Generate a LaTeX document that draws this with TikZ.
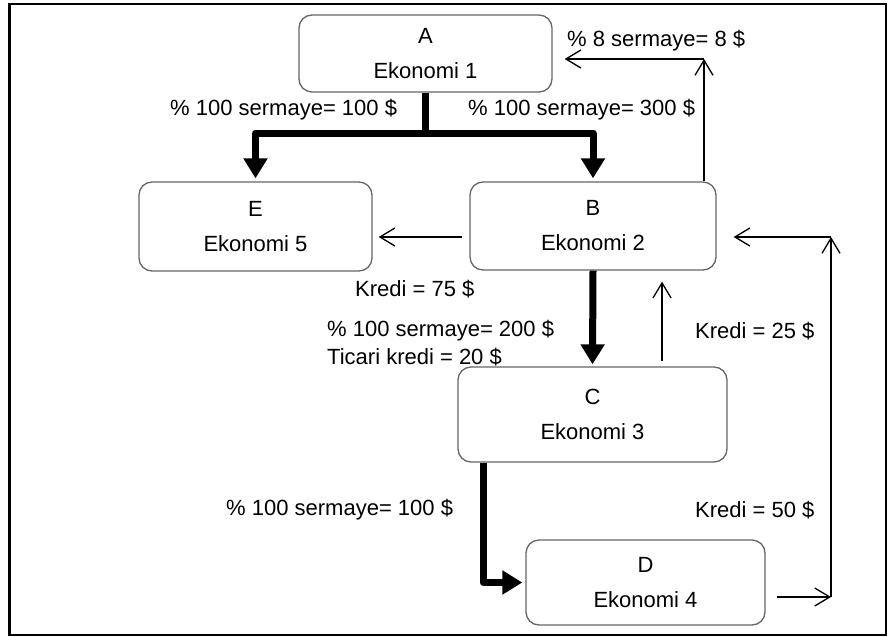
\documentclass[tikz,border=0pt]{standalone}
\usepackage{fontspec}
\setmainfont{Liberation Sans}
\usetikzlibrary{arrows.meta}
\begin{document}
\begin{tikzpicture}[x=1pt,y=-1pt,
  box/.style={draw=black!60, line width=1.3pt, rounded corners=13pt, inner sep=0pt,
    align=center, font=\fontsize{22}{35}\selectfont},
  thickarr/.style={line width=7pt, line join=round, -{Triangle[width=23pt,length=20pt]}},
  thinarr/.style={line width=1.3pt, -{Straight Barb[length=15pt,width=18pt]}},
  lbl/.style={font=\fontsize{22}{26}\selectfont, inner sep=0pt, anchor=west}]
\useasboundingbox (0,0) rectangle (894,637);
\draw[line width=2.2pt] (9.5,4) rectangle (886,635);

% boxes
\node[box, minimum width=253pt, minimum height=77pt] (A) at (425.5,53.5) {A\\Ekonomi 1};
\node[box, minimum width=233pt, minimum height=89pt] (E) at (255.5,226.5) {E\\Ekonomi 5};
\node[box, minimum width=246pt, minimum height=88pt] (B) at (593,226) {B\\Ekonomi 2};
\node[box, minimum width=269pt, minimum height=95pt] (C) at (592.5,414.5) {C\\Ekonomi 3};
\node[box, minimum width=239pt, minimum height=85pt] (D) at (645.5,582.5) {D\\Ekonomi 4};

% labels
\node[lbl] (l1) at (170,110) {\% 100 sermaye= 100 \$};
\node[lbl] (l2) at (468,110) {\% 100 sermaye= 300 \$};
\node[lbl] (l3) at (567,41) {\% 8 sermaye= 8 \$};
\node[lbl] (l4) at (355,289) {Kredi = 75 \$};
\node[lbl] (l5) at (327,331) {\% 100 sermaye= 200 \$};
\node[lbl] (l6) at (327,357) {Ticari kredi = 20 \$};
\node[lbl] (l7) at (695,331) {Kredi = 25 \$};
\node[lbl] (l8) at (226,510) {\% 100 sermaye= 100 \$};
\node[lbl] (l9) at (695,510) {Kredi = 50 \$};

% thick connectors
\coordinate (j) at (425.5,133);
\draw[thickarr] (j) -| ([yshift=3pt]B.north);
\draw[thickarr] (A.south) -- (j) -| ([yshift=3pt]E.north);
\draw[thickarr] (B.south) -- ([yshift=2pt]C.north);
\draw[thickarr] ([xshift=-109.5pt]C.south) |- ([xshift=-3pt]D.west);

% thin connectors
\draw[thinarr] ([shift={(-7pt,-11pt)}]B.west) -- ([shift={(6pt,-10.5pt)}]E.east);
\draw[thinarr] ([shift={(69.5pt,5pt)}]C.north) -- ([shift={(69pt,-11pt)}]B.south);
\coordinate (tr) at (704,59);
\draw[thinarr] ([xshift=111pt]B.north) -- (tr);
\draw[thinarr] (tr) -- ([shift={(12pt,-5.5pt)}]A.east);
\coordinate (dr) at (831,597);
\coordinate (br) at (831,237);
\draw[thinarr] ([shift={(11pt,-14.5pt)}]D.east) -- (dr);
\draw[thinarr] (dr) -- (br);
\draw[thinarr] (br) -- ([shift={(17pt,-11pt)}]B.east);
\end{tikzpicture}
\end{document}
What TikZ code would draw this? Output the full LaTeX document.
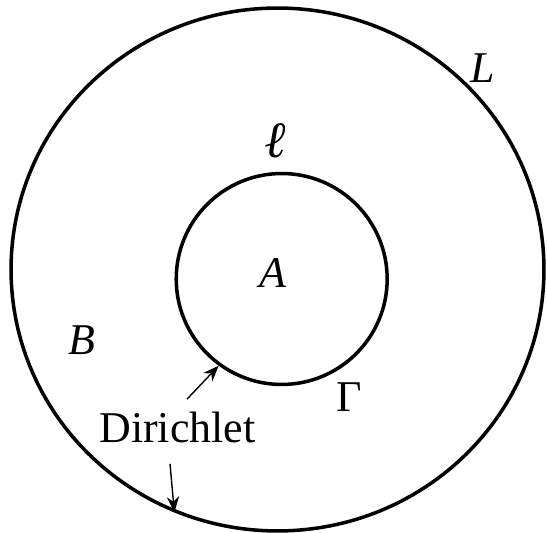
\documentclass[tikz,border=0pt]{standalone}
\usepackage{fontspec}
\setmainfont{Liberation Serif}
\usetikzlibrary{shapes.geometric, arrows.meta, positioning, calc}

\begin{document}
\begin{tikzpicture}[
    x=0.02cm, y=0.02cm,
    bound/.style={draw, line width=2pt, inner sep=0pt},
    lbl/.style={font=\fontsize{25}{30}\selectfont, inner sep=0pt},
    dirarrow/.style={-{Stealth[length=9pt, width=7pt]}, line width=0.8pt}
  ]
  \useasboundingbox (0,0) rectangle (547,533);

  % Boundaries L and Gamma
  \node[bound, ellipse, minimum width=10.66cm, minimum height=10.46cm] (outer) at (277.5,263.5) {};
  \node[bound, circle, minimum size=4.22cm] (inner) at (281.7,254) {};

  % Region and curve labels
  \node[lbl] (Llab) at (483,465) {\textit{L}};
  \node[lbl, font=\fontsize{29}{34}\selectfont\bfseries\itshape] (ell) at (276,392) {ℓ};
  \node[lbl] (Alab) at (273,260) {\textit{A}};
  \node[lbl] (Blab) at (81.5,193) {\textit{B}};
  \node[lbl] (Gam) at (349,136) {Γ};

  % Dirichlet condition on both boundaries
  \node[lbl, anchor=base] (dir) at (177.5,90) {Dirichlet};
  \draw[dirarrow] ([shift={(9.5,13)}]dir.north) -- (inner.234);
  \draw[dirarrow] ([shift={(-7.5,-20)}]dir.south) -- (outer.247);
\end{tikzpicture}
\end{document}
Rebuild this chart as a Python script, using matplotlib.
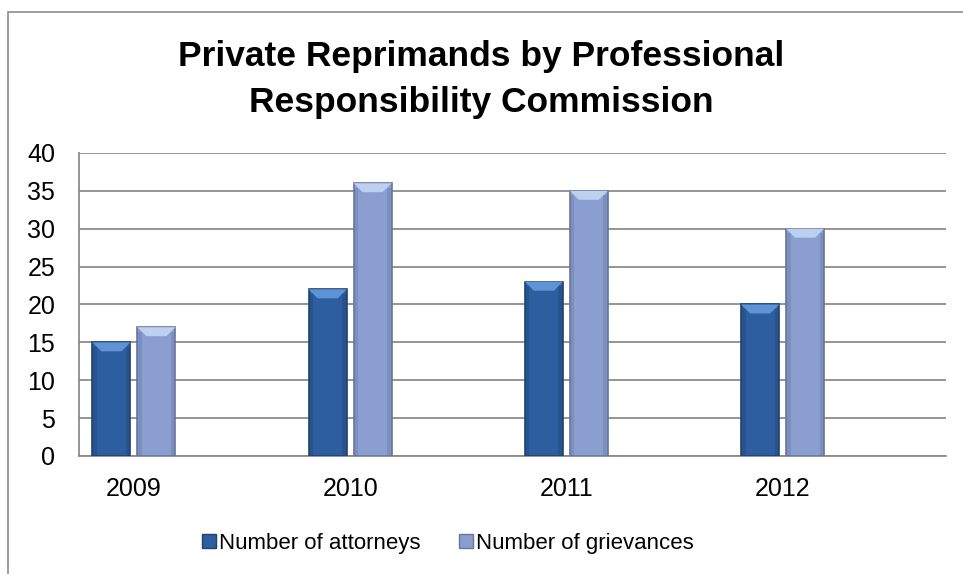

→ **What this task involves**:
All records should be output exactly, with the pictures left out.

→ **In response**:
Generate a LaTeX document that draws this with TikZ.
\documentclass[tikz,border=0pt]{standalone}
\usepackage{fontspec}
\setmainfont{Liberation Sans}
\usetikzlibrary{arrows.meta}
\begin{document}
\begin{tikzpicture}[x=1pt,y=-1pt,
  box/.style={draw=black!60, line width=1.3pt, rounded corners=13pt, inner sep=0pt,
    align=center, font=\fontsize{22}{35}\selectfont},
  thickarr/.style={line width=7pt, line join=round, -{Triangle[width=23pt,length=20pt]}},
  thinarr/.style={line width=1.3pt, -{Straight Barb[length=15pt,width=18pt]}},
  lbl/.style={font=\fontsize{22}{26}\selectfont, inner sep=0pt, anchor=west}]
\useasboundingbox (0,0) rectangle (894,637);
\draw[line width=2.2pt] (9.5,4) rectangle (886,635);

% boxes
\node[box, minimum width=253pt, minimum height=77pt] (A) at (425.5,53.5) {A\\Ekonomi 1};
\node[box, minimum width=233pt, minimum height=89pt] (E) at (255.5,226.5) {E\\Ekonomi 5};
\node[box, minimum width=246pt, minimum height=88pt] (B) at (593,226) {B\\Ekonomi 2};
\node[box, minimum width=269pt, minimum height=95pt] (C) at (592.5,414.5) {C\\Ekonomi 3};
\node[box, minimum width=239pt, minimum height=85pt] (D) at (645.5,582.5) {D\\Ekonomi 4};

% labels
\node[lbl] (l1) at (170,110) {\% 100 sermaye= 100 \$};
\node[lbl] (l2) at (468,110) {\% 100 sermaye= 300 \$};
\node[lbl] (l3) at (567,41) {\% 8 sermaye= 8 \$};
\node[lbl] (l4) at (355,289) {Kredi = 75 \$};
\node[lbl] (l5) at (327,331) {\% 100 sermaye= 200 \$};
\node[lbl] (l6) at (327,357) {Ticari kredi = 20 \$};
\node[lbl] (l7) at (695,331) {Kredi = 25 \$};
\node[lbl] (l8) at (226,510) {\% 100 sermaye= 100 \$};
\node[lbl] (l9) at (695,510) {Kredi = 50 \$};

% thick connectors
\coordinate (j) at (425.5,133);
\draw[thickarr] (j) -| ([yshift=3pt]B.north);
\draw[thickarr] (A.south) -- (j) -| ([yshift=3pt]E.north);
\draw[thickarr] (B.south) -- ([yshift=2pt]C.north);
\draw[thickarr] ([xshift=-109.5pt]C.south) |- ([xshift=-3pt]D.west);

% thin connectors
\draw[thinarr] ([shift={(-7pt,-11pt)}]B.west) -- ([shift={(6pt,-10.5pt)}]E.east);
\draw[thinarr] ([shift={(69.5pt,5pt)}]C.north) -- ([shift={(69pt,-11pt)}]B.south);
\coordinate (tr) at (704,59);
\draw[thinarr] ([xshift=111pt]B.north) -- (tr);
\draw[thinarr] (tr) -- ([shift={(12pt,-5.5pt)}]A.east);
\coordinate (dr) at (831,597);
\coordinate (br) at (831,237);
\draw[thinarr] ([shift={(11pt,-14.5pt)}]D.east) -- (dr);
\draw[thinarr] (dr) -- (br);
\draw[thinarr] (br) -- ([shift={(17pt,-11pt)}]B.east);
\end{tikzpicture}
\end{document}
What TikZ code would draw this? Output the full LaTeX document.
\documentclass[tikz,border=0pt]{standalone}
\usepackage{fontspec}
\setmainfont{Liberation Serif}
\usetikzlibrary{shapes.geometric, arrows.meta, positioning, calc}

\begin{document}
\begin{tikzpicture}[
    x=0.02cm, y=0.02cm,
    bound/.style={draw, line width=2pt, inner sep=0pt},
    lbl/.style={font=\fontsize{25}{30}\selectfont, inner sep=0pt},
    dirarrow/.style={-{Stealth[length=9pt, width=7pt]}, line width=0.8pt}
  ]
  \useasboundingbox (0,0) rectangle (547,533);

  % Boundaries L and Gamma
  \node[bound, ellipse, minimum width=10.66cm, minimum height=10.46cm] (outer) at (277.5,263.5) {};
  \node[bound, circle, minimum size=4.22cm] (inner) at (281.7,254) {};

  % Region and curve labels
  \node[lbl] (Llab) at (483,465) {\textit{L}};
  \node[lbl, font=\fontsize{29}{34}\selectfont\bfseries\itshape] (ell) at (276,392) {ℓ};
  \node[lbl] (Alab) at (273,260) {\textit{A}};
  \node[lbl] (Blab) at (81.5,193) {\textit{B}};
  \node[lbl] (Gam) at (349,136) {Γ};

  % Dirichlet condition on both boundaries
  \node[lbl, anchor=base] (dir) at (177.5,90) {Dirichlet};
  \draw[dirarrow] ([shift={(9.5,13)}]dir.north) -- (inner.234);
  \draw[dirarrow] ([shift={(-7.5,-20)}]dir.south) -- (outer.247);
\end{tikzpicture}
\end{document}
Rebuild this chart as a Python script, using matplotlib.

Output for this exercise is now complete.